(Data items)
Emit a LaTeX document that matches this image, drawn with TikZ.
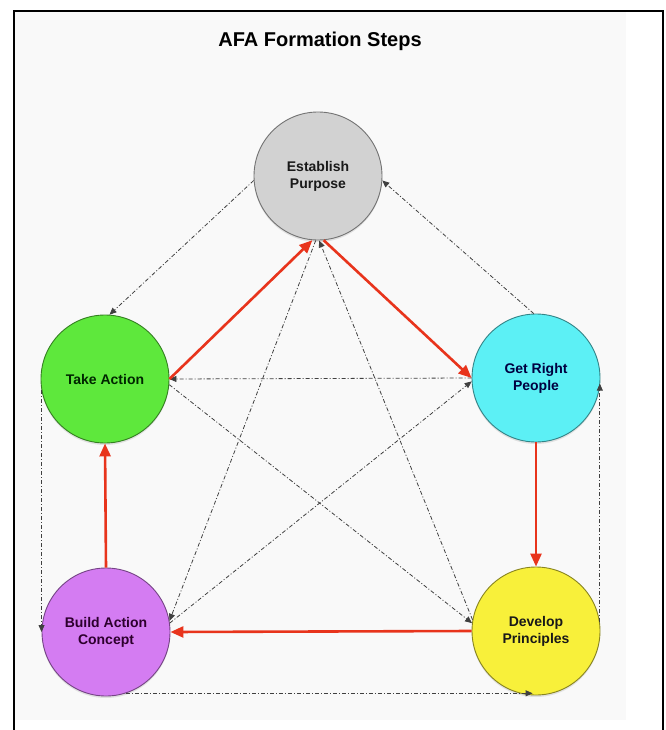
\documentclass[tikz,border=0pt]{standalone}
\usepackage{fontspec}
\setmainfont{Liberation Sans}
\usetikzlibrary{arrows.meta,shadows}
\definecolor{afared}{HTML}{E8341C}
\definecolor{pagegray}{HTML}{F9F9F9}
\definecolor{epfill}{HTML}{D2D2D2}
\definecolor{tafill}{HTML}{5EE83C}
\definecolor{gpfill}{HTML}{5CF0F5}
\definecolor{dpfill}{HTML}{F8F03A}
\definecolor{bcfill}{HTML}{D47CF2}
\tikzset{
  stepnode/.style={circle, draw=#1!55!black, fill=#1, line width=0.9pt,
    minimum size=128pt, inner sep=0pt, align=center,
    font=\bfseries\fontsize{14}{17}\selectfont,
    drop shadow={opacity=0.2, shadow xshift=0pt, shadow yshift=-2pt}},
  redarrow/.style={draw=afared, line width=2.6pt, -{Triangle[length=13pt,width=11pt]}},
  linkarrow/.style={draw=black!75, line width=0.8pt,
    dash pattern=on 4pt off 2pt on 1pt off 2pt, -{Triangle[length=7pt,width=6pt]}}
}
\begin{document}
\begin{tikzpicture}[x=1pt,y=-1pt]
\useasboundingbox (0,0) rectangle (665,730);
\fill[white] (0,0) rectangle (665,730);
\fill[pagegray] (15,12) rectangle (626,720);
\draw[line width=2pt] (14,730) -- (14,11) -- (663,11) -- (663,730);
\node (title) at (320,41) {\bfseries\fontsize{20}{24}\selectfont AFA Formation Steps};
\node[stepnode=epfill, text=black!90] (ep) at (318,176) {Establish\\Purpose};
\node[stepnode=tafill, text=black!85!green] (ta) at (105,379) {Take Action};
\node[stepnode=gpfill, text=black!75!blue] (gp) at (536,378) {Get Right\\People};
\node[stepnode=dpfill, text=black!90] (dp) at (536,631) {Develop\\Principles};
\node[stepnode=bcfill, text=black!65!violet] (bc) at (106,632) {Build Action\\Concept};
\draw[linkarrow] (ep.184) -- (ta.86);
\draw[linkarrow] (gp.92) -- (ep.-4);
\draw[linkarrow] (gp.west) -- (ta.east);
\draw[linkarrow] (ta.-5) -- (dp.173);
\draw[linkarrow] (bc.8) -- (gp.183);
\draw[linkarrow] (ep.-92) -- (bc.10);
\draw[linkarrow] (dp.170) -- (ep.-89);
\draw[linkarrow] (ta.-170) -- (ta.-170 |- bc.west);
\draw[linkarrow] (bc.-72) -- (bc.-72 -| dp.-93);
\draw[linkarrow] (dp.8) -- (dp.8 |- gp.-5);
\draw[redarrow] (ta.east) -- (ep.-95);
\draw[redarrow] (ep.-85) -- (gp.west);
\draw[redarrow] (gp.south) -- (dp.north);
\draw[redarrow] (dp.west) -- (bc.east);
\draw[redarrow] (bc.north) -- (ta.south);
\end{tikzpicture}
\end{document}
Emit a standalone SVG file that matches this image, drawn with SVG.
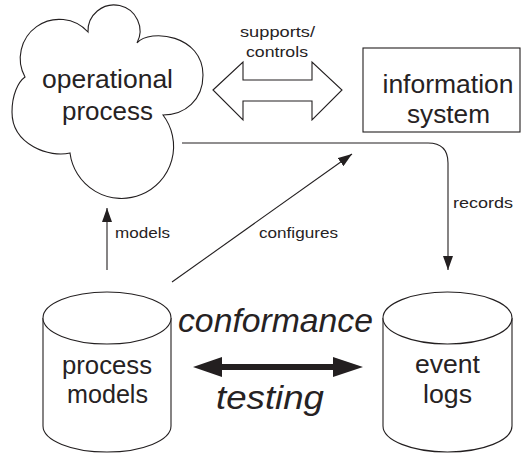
<svg xmlns="http://www.w3.org/2000/svg" width="525" height="453" viewBox="0 0 525 453">
<defs>
<style>
.shape{fill:#fff;stroke:#231f20;stroke-width:1.1}
.line{fill:none;stroke:#231f20;stroke-width:1.1}
.big{font-family:"Liberation Sans",Arial,sans-serif;font-size:25px;fill:#262223;text-anchor:middle}
.lbl{font-family:"Liberation Sans",Arial,sans-serif;font-size:15.5px;fill:#262223}
.it{font-family:"Liberation Sans",Arial,sans-serif;font-size:34px;font-style:italic;fill:#262223}
</style>
<marker id="ahl" viewBox="0 0 14 10" refX="14" refY="5" markerWidth="14" markerHeight="10" markerUnits="userSpaceOnUse" orient="auto">
<path d="M0,0 L14,5 L0,10 Z" fill="#231f20"/>
</marker>
</defs>
<rect width="525" height="453" fill="#fff"/>

<g id="operational-process">
<path class="shape" d="M25,77 A39,39 0 0 1 88,32 A26,26 0 1 1 137,43 C150,28 203,35 203,75 C203,100 185,115 163,115 A52,52 0 1 1 70,153 C50,158 12,145 12,112 C12,95 18,82 25,77 Z"/>
<text class="big" x="107.5" y="88" textLength="131" lengthAdjust="spacingAndGlyphs">operational</text>
<text class="big" x="107.5" y="120" textLength="91" lengthAdjust="spacingAndGlyphs">process</text>
</g>

<g id="information-system">
<rect class="shape" x="363" y="48" width="157" height="84"/>
<text class="big" x="448" y="93" textLength="131" lengthAdjust="spacingAndGlyphs">information</text>
<text class="big" x="448.5" y="123" textLength="83" lengthAdjust="spacingAndGlyphs">system</text>
</g>

<g id="process-models">
<path class="shape" d="M43,318 L43,426 A64,26 0 0 0 171,426 L171,318"/>
<ellipse class="shape" cx="107" cy="318" rx="64" ry="26"/>
<text class="big" x="107" y="374" textLength="90" lengthAdjust="spacingAndGlyphs">process</text>
<text class="big" x="107.5" y="403" textLength="81" lengthAdjust="spacingAndGlyphs">models</text>
</g>

<g id="event-logs">
<path class="shape" d="M383,318 L383,426 A64.5,26 0 0 0 512,426 L512,318"/>
<ellipse class="shape" cx="447.5" cy="318" rx="64.5" ry="26"/>
<text class="big" x="447.5" y="373" textLength="65" lengthAdjust="spacingAndGlyphs">event</text>
<text class="big" x="447.5" y="403" textLength="49" lengthAdjust="spacingAndGlyphs">logs</text>
</g>

<g id="connectors">
<polygon class="shape" points="213,90 243,62 243,80 312,80 312,62 342,90 312,120 312,101 243,101 243,120"/>
<text class="lbl" x="240" y="37" textLength="75" lengthAdjust="spacingAndGlyphs">supports/</text>
<text class="lbl" x="246" y="57" textLength="62" lengthAdjust="spacingAndGlyphs">controls</text>

<path class="line" d="M107,270 L107,208" marker-end="url(#ahl)"/>
<text class="lbl" x="115" y="238" textLength="55" lengthAdjust="spacingAndGlyphs">models</text>

<path class="line" d="M172,282 L352,154" marker-end="url(#ahl)"/>
<text class="lbl" x="259" y="238" textLength="79" lengthAdjust="spacingAndGlyphs">configures</text>

<path class="line" d="M182,143 L428,143 Q448,143 448,163 L448,270" marker-end="url(#ahl)"/>
<text class="lbl" x="453" y="208" textLength="60" lengthAdjust="spacingAndGlyphs">records</text>

<polygon fill="#231f20" points="193,367 222,357 222,364 333,364 333,357 363,367 333,377 333,370 222,370 222,377"/>
<text class="it" x="178" y="332" textLength="195" lengthAdjust="spacingAndGlyphs">conformance</text>
<text class="it" x="216" y="409" font-size="36" textLength="108" lengthAdjust="spacingAndGlyphs">testing</text>
</g>
</svg>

AIM OF THE EXERCISE
Make an exact copy of the listing above. Do not include the pictures.

IN RESPONSE
Emit a LaTeX document that matches this image, drawn with TikZ.
\documentclass[tikz,border=0pt]{standalone}
\usepackage{fontspec}
\setmainfont{Liberation Sans}
\usetikzlibrary{arrows.meta,shadows}
\definecolor{afared}{HTML}{E8341C}
\definecolor{pagegray}{HTML}{F9F9F9}
\definecolor{epfill}{HTML}{D2D2D2}
\definecolor{tafill}{HTML}{5EE83C}
\definecolor{gpfill}{HTML}{5CF0F5}
\definecolor{dpfill}{HTML}{F8F03A}
\definecolor{bcfill}{HTML}{D47CF2}
\tikzset{
  stepnode/.style={circle, draw=#1!55!black, fill=#1, line width=0.9pt,
    minimum size=128pt, inner sep=0pt, align=center,
    font=\bfseries\fontsize{14}{17}\selectfont,
    drop shadow={opacity=0.2, shadow xshift=0pt, shadow yshift=-2pt}},
  redarrow/.style={draw=afared, line width=2.6pt, -{Triangle[length=13pt,width=11pt]}},
  linkarrow/.style={draw=black!75, line width=0.8pt,
    dash pattern=on 4pt off 2pt on 1pt off 2pt, -{Triangle[length=7pt,width=6pt]}}
}
\begin{document}
\begin{tikzpicture}[x=1pt,y=-1pt]
\useasboundingbox (0,0) rectangle (665,730);
\fill[white] (0,0) rectangle (665,730);
\fill[pagegray] (15,12) rectangle (626,720);
\draw[line width=2pt] (14,730) -- (14,11) -- (663,11) -- (663,730);
\node (title) at (320,41) {\bfseries\fontsize{20}{24}\selectfont AFA Formation Steps};
\node[stepnode=epfill, text=black!90] (ep) at (318,176) {Establish\\Purpose};
\node[stepnode=tafill, text=black!85!green] (ta) at (105,379) {Take Action};
\node[stepnode=gpfill, text=black!75!blue] (gp) at (536,378) {Get Right\\People};
\node[stepnode=dpfill, text=black!90] (dp) at (536,631) {Develop\\Principles};
\node[stepnode=bcfill, text=black!65!violet] (bc) at (106,632) {Build Action\\Concept};
\draw[linkarrow] (ep.184) -- (ta.86);
\draw[linkarrow] (gp.92) -- (ep.-4);
\draw[linkarrow] (gp.west) -- (ta.east);
\draw[linkarrow] (ta.-5) -- (dp.173);
\draw[linkarrow] (bc.8) -- (gp.183);
\draw[linkarrow] (ep.-92) -- (bc.10);
\draw[linkarrow] (dp.170) -- (ep.-89);
\draw[linkarrow] (ta.-170) -- (ta.-170 |- bc.west);
\draw[linkarrow] (bc.-72) -- (bc.-72 -| dp.-93);
\draw[linkarrow] (dp.8) -- (dp.8 |- gp.-5);
\draw[redarrow] (ta.east) -- (ep.-95);
\draw[redarrow] (ep.-85) -- (gp.west);
\draw[redarrow] (gp.south) -- (dp.north);
\draw[redarrow] (dp.west) -- (bc.east);
\draw[redarrow] (bc.north) -- (ta.south);
\end{tikzpicture}
\end{document}
Emit a standalone SVG file that matches this image, drawn with SVG.
<svg xmlns="http://www.w3.org/2000/svg" width="525" height="453" viewBox="0 0 525 453">
<defs>
<style>
.shape{fill:#fff;stroke:#231f20;stroke-width:1.1}
.line{fill:none;stroke:#231f20;stroke-width:1.1}
.big{font-family:"Liberation Sans",Arial,sans-serif;font-size:25px;fill:#262223;text-anchor:middle}
.lbl{font-family:"Liberation Sans",Arial,sans-serif;font-size:15.5px;fill:#262223}
.it{font-family:"Liberation Sans",Arial,sans-serif;font-size:34px;font-style:italic;fill:#262223}
</style>
<marker id="ahl" viewBox="0 0 14 10" refX="14" refY="5" markerWidth="14" markerHeight="10" markerUnits="userSpaceOnUse" orient="auto">
<path d="M0,0 L14,5 L0,10 Z" fill="#231f20"/>
</marker>
</defs>
<rect width="525" height="453" fill="#fff"/>

<g id="operational-process">
<path class="shape" d="M25,77 A39,39 0 0 1 88,32 A26,26 0 1 1 137,43 C150,28 203,35 203,75 C203,100 185,115 163,115 A52,52 0 1 1 70,153 C50,158 12,145 12,112 C12,95 18,82 25,77 Z"/>
<text class="big" x="107.5" y="88" textLength="131" lengthAdjust="spacingAndGlyphs">operational</text>
<text class="big" x="107.5" y="120" textLength="91" lengthAdjust="spacingAndGlyphs">process</text>
</g>

<g id="information-system">
<rect class="shape" x="363" y="48" width="157" height="84"/>
<text class="big" x="448" y="93" textLength="131" lengthAdjust="spacingAndGlyphs">information</text>
<text class="big" x="448.5" y="123" textLength="83" lengthAdjust="spacingAndGlyphs">system</text>
</g>

<g id="process-models">
<path class="shape" d="M43,318 L43,426 A64,26 0 0 0 171,426 L171,318"/>
<ellipse class="shape" cx="107" cy="318" rx="64" ry="26"/>
<text class="big" x="107" y="374" textLength="90" lengthAdjust="spacingAndGlyphs">process</text>
<text class="big" x="107.5" y="403" textLength="81" lengthAdjust="spacingAndGlyphs">models</text>
</g>

<g id="event-logs">
<path class="shape" d="M383,318 L383,426 A64.5,26 0 0 0 512,426 L512,318"/>
<ellipse class="shape" cx="447.5" cy="318" rx="64.5" ry="26"/>
<text class="big" x="447.5" y="373" textLength="65" lengthAdjust="spacingAndGlyphs">event</text>
<text class="big" x="447.5" y="403" textLength="49" lengthAdjust="spacingAndGlyphs">logs</text>
</g>

<g id="connectors">
<polygon class="shape" points="213,90 243,62 243,80 312,80 312,62 342,90 312,120 312,101 243,101 243,120"/>
<text class="lbl" x="240" y="37" textLength="75" lengthAdjust="spacingAndGlyphs">supports/</text>
<text class="lbl" x="246" y="57" textLength="62" lengthAdjust="spacingAndGlyphs">controls</text>

<path class="line" d="M107,270 L107,208" marker-end="url(#ahl)"/>
<text class="lbl" x="115" y="238" textLength="55" lengthAdjust="spacingAndGlyphs">models</text>

<path class="line" d="M172,282 L352,154" marker-end="url(#ahl)"/>
<text class="lbl" x="259" y="238" textLength="79" lengthAdjust="spacingAndGlyphs">configures</text>

<path class="line" d="M182,143 L428,143 Q448,143 448,163 L448,270" marker-end="url(#ahl)"/>
<text class="lbl" x="453" y="208" textLength="60" lengthAdjust="spacingAndGlyphs">records</text>

<polygon fill="#231f20" points="193,367 222,357 222,364 333,364 333,357 363,367 333,377 333,370 222,370 222,377"/>
<text class="it" x="178" y="332" textLength="195" lengthAdjust="spacingAndGlyphs">conformance</text>
<text class="it" x="216" y="409" font-size="36" textLength="108" lengthAdjust="spacingAndGlyphs">testing</text>
</g>
</svg>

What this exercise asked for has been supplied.